Por isso, toda e qualquer religião que se distancie do cristianismo, que é a maioria da população, tem maior probabilidade de sofrer ataques por causa da fé em outras crenças. Cientista da religião e acadêmico em Direito, o babalorixá Edson de Omulu comprova a falta de políticas públicas à pluralidade espiritual por parte de Bolsonaro e que isso incentiva à perseguição de religiões não-cristãs no Brasil.
“O que a gente tem a partir da República e da Constituição de 1988, no sentido formal, é a liberdade religiosa como princípio, mas, na prática, só há liberdade em ser cristão porque quando alguém se filia a outra vertente religiosa, em especial as de matrizes africanas, acontece as perseguições. E esses valores fundamentalistas pregados em púlpitos de ódio validam uma leitura de uma cruzada religiosa pentencostal e neopentecostal contras as religiões de matrizes africanas no Brasil”.
“Existem facções dentro de igrejas com esse viés de ódio coletivo que age de forma violenta ao diferente e que se salienta também em determinadas lideranças que fazem essa manobra entre o religioso e o político. É um projeto de poder que inclui ocupar os espaços no Judiciário, Legislativo e Executivo para que essas práticas de violências sejam validadas pelos três poderes. Estou te batendo e tocando fogo no seu terreiro porque estou ajudando um projeto de Deus aqui na Terra. Quando, na verdade, é um projeto de poder individual de alguns grupos para atender os interesses meramente materiais para se perpetuar no poder e por isso eu digo que Bolsonaro não representa o cristianismo”, reflete o pai de santo.
Luta antirracista
Para lutar contra a intolerância e o racismo religioso contra pessoas e comunidades de matrizes africanas, Pai Edson coordenou o projeto “Racismo Religioso: Respeita Minha Fé!”, de iniciativa do Centro Social e Tenda de Umbanda Caboclo Flecheiro, no bairro de Águas Compridas, em Olinda, Região Metropolitana do Recife (RMR). O estudo fez uma cartografia social dos terreiros do Grande Recife e também um acompanhamento jurídicos de casos denunciados à Justiça.

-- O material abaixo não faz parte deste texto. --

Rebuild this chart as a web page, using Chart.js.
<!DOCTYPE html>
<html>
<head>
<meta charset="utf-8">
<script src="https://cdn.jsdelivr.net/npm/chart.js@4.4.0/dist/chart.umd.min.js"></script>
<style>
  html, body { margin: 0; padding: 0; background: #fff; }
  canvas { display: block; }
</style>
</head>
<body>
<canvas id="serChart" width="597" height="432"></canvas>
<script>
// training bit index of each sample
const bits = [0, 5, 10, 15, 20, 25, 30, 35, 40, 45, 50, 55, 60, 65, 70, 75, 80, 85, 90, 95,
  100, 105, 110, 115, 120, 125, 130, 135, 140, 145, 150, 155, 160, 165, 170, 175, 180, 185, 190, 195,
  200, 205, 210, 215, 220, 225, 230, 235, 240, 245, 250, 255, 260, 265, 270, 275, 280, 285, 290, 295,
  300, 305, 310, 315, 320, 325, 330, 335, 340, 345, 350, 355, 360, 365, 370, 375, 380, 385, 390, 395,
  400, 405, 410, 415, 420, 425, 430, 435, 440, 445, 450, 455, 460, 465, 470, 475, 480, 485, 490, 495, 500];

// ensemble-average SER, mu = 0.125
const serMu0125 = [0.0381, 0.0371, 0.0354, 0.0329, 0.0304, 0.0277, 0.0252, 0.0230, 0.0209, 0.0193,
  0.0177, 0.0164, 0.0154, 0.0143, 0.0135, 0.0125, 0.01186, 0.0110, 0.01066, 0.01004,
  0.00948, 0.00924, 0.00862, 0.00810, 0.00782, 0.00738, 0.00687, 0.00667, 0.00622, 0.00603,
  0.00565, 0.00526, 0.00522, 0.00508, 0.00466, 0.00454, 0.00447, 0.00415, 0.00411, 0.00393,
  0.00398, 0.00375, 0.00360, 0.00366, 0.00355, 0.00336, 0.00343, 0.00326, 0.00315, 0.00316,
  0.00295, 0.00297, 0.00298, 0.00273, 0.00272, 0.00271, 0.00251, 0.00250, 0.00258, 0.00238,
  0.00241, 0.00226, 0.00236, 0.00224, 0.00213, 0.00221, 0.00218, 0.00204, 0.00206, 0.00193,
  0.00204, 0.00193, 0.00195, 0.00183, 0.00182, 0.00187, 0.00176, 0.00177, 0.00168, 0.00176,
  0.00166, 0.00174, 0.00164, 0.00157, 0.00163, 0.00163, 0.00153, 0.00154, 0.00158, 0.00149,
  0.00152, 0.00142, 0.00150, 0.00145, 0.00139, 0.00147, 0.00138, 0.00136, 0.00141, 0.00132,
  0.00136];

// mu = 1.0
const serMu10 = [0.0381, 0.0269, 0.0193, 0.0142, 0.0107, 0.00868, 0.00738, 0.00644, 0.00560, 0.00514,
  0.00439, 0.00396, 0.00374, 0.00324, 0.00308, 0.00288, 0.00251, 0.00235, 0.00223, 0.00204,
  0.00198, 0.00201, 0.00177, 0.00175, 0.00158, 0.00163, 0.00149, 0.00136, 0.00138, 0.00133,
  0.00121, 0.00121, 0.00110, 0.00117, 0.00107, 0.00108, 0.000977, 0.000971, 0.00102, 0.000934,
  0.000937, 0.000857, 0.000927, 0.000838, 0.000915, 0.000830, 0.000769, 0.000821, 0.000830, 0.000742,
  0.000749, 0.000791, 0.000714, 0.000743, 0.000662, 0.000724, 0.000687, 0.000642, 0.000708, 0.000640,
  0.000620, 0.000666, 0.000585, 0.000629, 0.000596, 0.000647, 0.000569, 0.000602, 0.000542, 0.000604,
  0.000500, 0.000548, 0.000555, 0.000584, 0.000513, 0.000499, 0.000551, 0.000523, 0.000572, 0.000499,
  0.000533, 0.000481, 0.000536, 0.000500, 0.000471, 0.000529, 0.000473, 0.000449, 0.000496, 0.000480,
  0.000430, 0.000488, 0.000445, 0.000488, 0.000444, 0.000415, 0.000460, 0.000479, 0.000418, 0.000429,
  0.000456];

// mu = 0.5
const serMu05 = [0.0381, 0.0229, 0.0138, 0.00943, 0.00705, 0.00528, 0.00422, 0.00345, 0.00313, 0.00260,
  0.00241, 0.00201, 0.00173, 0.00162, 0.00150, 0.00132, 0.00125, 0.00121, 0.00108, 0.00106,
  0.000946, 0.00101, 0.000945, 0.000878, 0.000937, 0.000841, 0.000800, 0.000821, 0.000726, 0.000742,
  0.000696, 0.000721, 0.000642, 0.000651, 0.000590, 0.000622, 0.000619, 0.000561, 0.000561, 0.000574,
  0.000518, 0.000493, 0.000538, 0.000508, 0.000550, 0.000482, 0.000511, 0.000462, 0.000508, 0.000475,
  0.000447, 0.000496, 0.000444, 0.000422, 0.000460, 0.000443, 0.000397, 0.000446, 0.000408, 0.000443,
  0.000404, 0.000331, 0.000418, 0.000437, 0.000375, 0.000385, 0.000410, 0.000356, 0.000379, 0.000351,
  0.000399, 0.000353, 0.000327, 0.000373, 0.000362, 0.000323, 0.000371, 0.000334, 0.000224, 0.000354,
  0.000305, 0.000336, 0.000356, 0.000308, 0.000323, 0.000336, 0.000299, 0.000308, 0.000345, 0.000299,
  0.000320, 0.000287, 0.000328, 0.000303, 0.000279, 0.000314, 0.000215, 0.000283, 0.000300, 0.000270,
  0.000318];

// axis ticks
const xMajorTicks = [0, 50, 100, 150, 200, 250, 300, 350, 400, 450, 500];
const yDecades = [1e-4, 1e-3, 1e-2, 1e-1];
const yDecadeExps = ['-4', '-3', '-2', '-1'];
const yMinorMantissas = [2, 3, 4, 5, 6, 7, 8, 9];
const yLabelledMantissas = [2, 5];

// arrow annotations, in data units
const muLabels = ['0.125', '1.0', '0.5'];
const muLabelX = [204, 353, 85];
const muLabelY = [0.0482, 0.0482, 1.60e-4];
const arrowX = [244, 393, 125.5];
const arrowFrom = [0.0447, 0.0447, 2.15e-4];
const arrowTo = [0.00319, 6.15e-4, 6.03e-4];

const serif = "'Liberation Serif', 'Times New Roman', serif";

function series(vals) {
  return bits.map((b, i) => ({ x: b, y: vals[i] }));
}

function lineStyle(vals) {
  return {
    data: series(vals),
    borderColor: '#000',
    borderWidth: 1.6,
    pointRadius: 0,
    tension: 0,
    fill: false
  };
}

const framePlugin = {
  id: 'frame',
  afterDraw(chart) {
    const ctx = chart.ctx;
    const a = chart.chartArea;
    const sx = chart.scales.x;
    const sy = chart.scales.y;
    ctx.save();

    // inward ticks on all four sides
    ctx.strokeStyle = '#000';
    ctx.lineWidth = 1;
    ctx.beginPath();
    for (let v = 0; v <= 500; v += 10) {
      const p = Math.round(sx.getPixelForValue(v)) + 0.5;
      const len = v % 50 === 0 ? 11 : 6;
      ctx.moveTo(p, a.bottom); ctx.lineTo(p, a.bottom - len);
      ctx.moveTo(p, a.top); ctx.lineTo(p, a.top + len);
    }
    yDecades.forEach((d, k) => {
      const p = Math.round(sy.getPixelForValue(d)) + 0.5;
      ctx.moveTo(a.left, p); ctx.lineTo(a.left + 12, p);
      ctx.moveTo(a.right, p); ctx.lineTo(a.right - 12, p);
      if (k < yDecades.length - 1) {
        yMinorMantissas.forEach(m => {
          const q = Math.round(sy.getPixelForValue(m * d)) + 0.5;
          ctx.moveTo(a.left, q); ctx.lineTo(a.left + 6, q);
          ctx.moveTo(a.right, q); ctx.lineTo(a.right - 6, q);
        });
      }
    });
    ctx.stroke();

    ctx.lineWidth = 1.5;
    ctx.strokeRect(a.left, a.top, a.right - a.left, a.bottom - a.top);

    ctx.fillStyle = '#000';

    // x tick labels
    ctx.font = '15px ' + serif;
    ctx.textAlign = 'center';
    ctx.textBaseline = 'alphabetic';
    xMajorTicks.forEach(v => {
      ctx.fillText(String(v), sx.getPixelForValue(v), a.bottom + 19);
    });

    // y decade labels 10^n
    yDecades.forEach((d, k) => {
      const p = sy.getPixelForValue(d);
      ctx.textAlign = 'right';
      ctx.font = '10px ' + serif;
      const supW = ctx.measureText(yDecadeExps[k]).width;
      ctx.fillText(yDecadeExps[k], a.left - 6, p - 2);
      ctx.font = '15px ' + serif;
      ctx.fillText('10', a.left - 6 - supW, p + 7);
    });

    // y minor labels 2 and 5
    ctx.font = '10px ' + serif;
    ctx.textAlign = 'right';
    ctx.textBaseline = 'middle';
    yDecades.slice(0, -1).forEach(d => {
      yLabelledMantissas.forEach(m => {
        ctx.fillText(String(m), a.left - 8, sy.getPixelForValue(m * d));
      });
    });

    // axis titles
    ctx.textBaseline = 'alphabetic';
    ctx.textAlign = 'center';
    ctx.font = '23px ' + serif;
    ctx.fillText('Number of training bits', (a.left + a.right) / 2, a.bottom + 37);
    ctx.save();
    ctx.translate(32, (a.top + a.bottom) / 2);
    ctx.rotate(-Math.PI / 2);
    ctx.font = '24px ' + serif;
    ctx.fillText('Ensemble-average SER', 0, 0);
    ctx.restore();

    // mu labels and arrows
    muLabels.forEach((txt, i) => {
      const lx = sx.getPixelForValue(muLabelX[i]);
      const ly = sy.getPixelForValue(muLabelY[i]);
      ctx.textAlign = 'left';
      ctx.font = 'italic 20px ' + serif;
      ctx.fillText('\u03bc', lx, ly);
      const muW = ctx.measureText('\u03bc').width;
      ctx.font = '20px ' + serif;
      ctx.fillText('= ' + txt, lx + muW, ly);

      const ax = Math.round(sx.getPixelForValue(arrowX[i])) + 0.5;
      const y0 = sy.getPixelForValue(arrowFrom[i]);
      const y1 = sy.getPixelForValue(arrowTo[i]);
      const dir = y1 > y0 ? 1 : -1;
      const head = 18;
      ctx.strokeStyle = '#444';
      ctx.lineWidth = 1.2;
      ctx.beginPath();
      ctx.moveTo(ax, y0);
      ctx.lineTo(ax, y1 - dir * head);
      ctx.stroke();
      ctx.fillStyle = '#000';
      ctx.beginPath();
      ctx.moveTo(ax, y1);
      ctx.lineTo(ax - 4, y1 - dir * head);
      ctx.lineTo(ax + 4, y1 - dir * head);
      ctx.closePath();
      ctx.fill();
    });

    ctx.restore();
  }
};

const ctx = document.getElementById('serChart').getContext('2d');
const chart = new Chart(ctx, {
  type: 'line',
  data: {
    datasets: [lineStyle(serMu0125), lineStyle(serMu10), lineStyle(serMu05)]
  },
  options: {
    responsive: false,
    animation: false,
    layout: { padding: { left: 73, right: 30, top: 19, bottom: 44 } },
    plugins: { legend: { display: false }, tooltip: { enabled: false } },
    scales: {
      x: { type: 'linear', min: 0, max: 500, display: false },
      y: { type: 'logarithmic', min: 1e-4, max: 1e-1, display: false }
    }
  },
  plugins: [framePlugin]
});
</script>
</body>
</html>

Como resultado, o relatório mostrou que, nos últimos quatro anos, mais de 1,5 mil pessoas de terreiro foram vítimas de perseguição religiosa no município. Desse total, 90% não tiveram nenhuma resposta das autoridades. “Esse projeto nasce justamente numa resposta ao processo de racismo religioso que a gente passa. Aqui no Brasil temos uma perseguição decorrente do racismo estrutural contra as expressões de fé negras, afro brasileiras e afro indígenas. Esse racismo decorre de um componente etnicorracial, ele decorre do racismo que a gente conhece. Só que dessa vez não aplicado não aplicado aos corpos negros, mas à questão da fé negra”, explica.
Somando forças à luta antirracista, Lula, o adversário de Bolsonaro nessas eleições, divulgou na semana passada uma carta de compromisso com os eleitores evangélicos. O documento se compromete com a liberdade de culto e de religião e também pontua políticas voltadas às igrejas adotadas durante os seus dois governos, como a criação da Lei de Liberdade Religiosa, promulgada em 2003, durante seu primeiro ano de mandato.
“Se Deus e o povo brasileiro permitirem que eu seja eleito, além de manter esses direitos, vou estimular sempre mais a parceria com as Igrejas no cuidado com a vida das pessoas e das famílias brasileiras”, diz trecho da carta assinada pelo ex-presidente e candidato neste segundo turno.